Controversies and Debates
The National Workshops provoked a wide range of debates about the proper role of government in the economy and society. Proponents viewed the program as a necessary instrument to prevent destitution and to stabilize the fragile republican experiment, arguing that a temporary state-led effort was preferable to laissez-faire neglect in times of crisis. Critics, including many conservatives and business interests, warned that such efforts could create dependency, distort labor incentives, and impose unsustainable costs on taxpayers.
From a strategic standpoint, the controversy often centered on timing and scale. Was this an emergency bridge to a healthier private economy, or a permanent framework that would crowd out private initiative and tax the public purse? The debates also touched on fundamental principles about the relationship between liberty and welfare: should the state guarantee a right to work, or should social protection be limited to enabling conditions that promote individual initiative and market-based employment?
In contemporary terms, some observers label critics of expansive welfare or public employment as overly restrictive, while others describe those criticisms as prudent concerns about fiscal discipline and long-run growth. In evaluating the discourse, supporters of the workshops argued that the temporary nature of the program and its intent to restore productive capacity justified urgent action, while opponents emphasized the risk of entrenching inefficiencies and creating a precedent for permanent state employment. For those approaching the topic from a traditional liberal-democratic frame, the controversy serves as a cautionary tale about balancing immediate humanitarian relief with long-term economic health.

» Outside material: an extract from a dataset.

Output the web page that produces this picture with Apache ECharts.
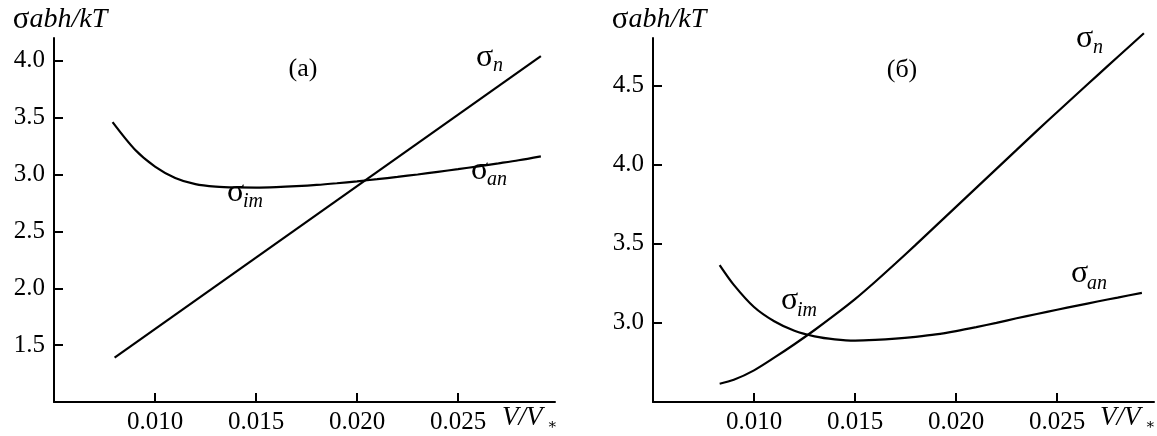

In the broader historical context, advocates of a limited, growth-focused policy approach contend that the 1848 episode illustrates why targeted, time-bound interventions—coupled with robust private-sector growth, clear exit strategies, and sound fiscal management—are preferable to open-ended state employment schemes. Critics of modern conclusions that dismiss all such experiments as mistakes argue that the workshops were a response to an extraordinary crisis and that their lessons helped shape subsequent debates about how to combine social protection with economic vitality.
Legacy and Assessments
Scholars disagree about the lasting significance of the National Workshops, but most agree they offered a crucial, if imperfect, test of how a republic should respond to mass unemployment in a time of upheaval. The episode underscored the importance of credible exit paths for emergency policies and the necessity of linking relief to reforms that rejuvenate private enterprise and productive investment. The experience informed later discussions about the proper balance between social protection and market incentives, a balance that continues to frame public policy debates in many countries.
The workshops’ legacy can be read in part in how the Second Republic of France evolved and in how subsequent governments addressed unemployment and public works. The episode also highlighted the volatile intersection of urban distress, political legitimacy, and financial sustainability, a combination that has repeatedly shaped welfare policy in liberal democracies. The memory of the workshops remains a reference point for arguments about the risks and rewards of large-scale state employment programs, and for those who emphasize the primacy of economic consolidation and growth as foundations for durable social progress.